11 Introduction to data transfer

In previous chapters, you wrote your own simple R programs by directly creating data frames in RStudio with the data.frame() function, the tibble() function, or the tribble() function. I consider this to be a really fundamental skill to master because it allows you to simulate data and get your data into R regardless of what format that data is stored in (assuming you can “see” the stored data). In other words, if nothing else, you can always resort to creating data frames this way.

In practice, however, this is not how people generally exchange data. You might recall that in Section 2.2.1 Transferring data I briefly mentioned the need to get data into R that others have stored in various different file types. These file types are also sometimes referred to as file formats. Common examples encountered in epidemiology include database files, spreadsheets, text files, SAS data sets, and Stata data sets.

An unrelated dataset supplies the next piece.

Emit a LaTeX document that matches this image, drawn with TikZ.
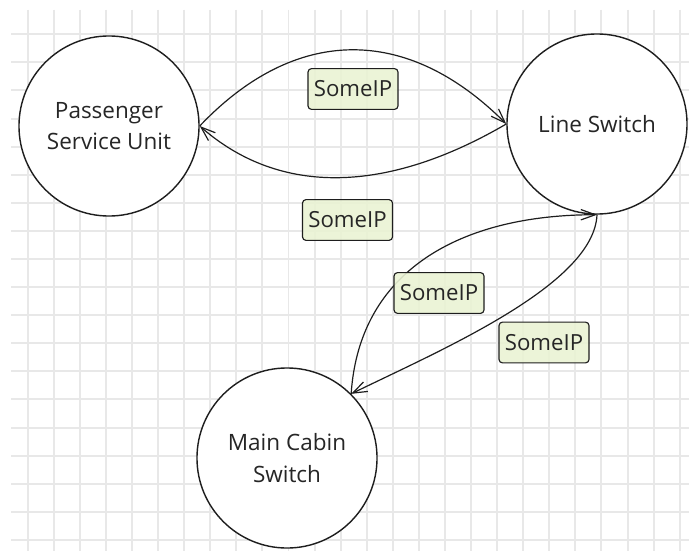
\documentclass[tikz,border=0pt]{standalone}
\usepackage{fontspec}
\setmainfont{Open Sans}
\usepackage{tikz}
\usetikzlibrary{arrows.meta,positioning}

\definecolor{gridgray}{RGB}{232,232,232}
\definecolor{tagfill}{RGB}{234,243,212}
\definecolor{inkline}{RGB}{30,30,30}

\begin{document}
\begin{tikzpicture}[x=0.025cm,y=-0.025cm,
  gridline/.style={gridgray,line width=1.4pt},
  unit/.style={circle,draw=inkline,line width=1pt,fill=white,minimum size=4.5cm,
    inner sep=0pt,align=center,font=\fontsize{16}{22.5}\selectfont,text=black!85},
  flow/.style={-{Straight Barb[length=0.36cm,width=0.26cm]},inkline,line width=0.85pt},
  tag/.style={draw=inkline,line width=0.8pt,rounded corners=2.5pt,fill=tagfill,fill opacity=0.9,
    text opacity=1,minimum width=2.25cm,minimum height=1.02cm,inner sep=0pt,
    font=\fontsize{15.8}{20}\selectfont,text=black!85}]
\useasboundingbox (0,0) rectangle (689,551);
\fill[white] (0,0) rectangle (689,551);

% Background grid
\foreach \i in {0,...,25}
  \draw[gridline] ({27.7+26.08*\i},10) -- ({27.7+26.08*\i},551);
\foreach \j in {0,...,18}
  \draw[gridline] (11,{34.3+28.09*\j}) -- (689,{34.3+28.09*\j});

% Network units
\node[unit] (psu) at (109,126) {Passenger\\Service Unit};
\node[unit] (ls)  at (597,124) {Line Switch};
\node[unit] (mcs) at (287,458) {Main Cabin\\Switch};

% Links between the units
\draw[flow] (psu.east) .. controls +(95,-100) and +(-100,-100) .. (ls.west);
\draw[flow] (ls.west) .. controls +(-120,70) and +(80,70) .. (psu.east);
\draw[flow] (mcs.north east) .. controls +(8,-123) and +(-137,0) .. (ls.south);
\draw[flow] (ls.south) .. controls +(-3,70) and +(90,-44) .. (mcs.north east);

% Protocol tags
\node[tag] (tagA) at (353,89)  {SomeIP};
\node[tag] (tagB) at (347.5,220) {SomeIP};
\node[tag] (tagC) at (439,293) {SomeIP};
\node[tag] (tagD) at (544,342.5) {SomeIP};
\end{tikzpicture}
\end{document}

Further, the data frames we’ve created so far don’t currently live in our global environment from one programming session to the next. We haven’t yet learned how to efficiently store our data long-term. I think the limitations of having to manually create a data frame every time you start a new programming session are probably becoming obvious to you.

In this part of the book, you will learn to import data stored in various different file types into R for data management and analysis, you will learn to store R data frames in a more permanent way so that you can come back later to modify or analyze them, and you will learn to export data so that you may efficiently share it with others.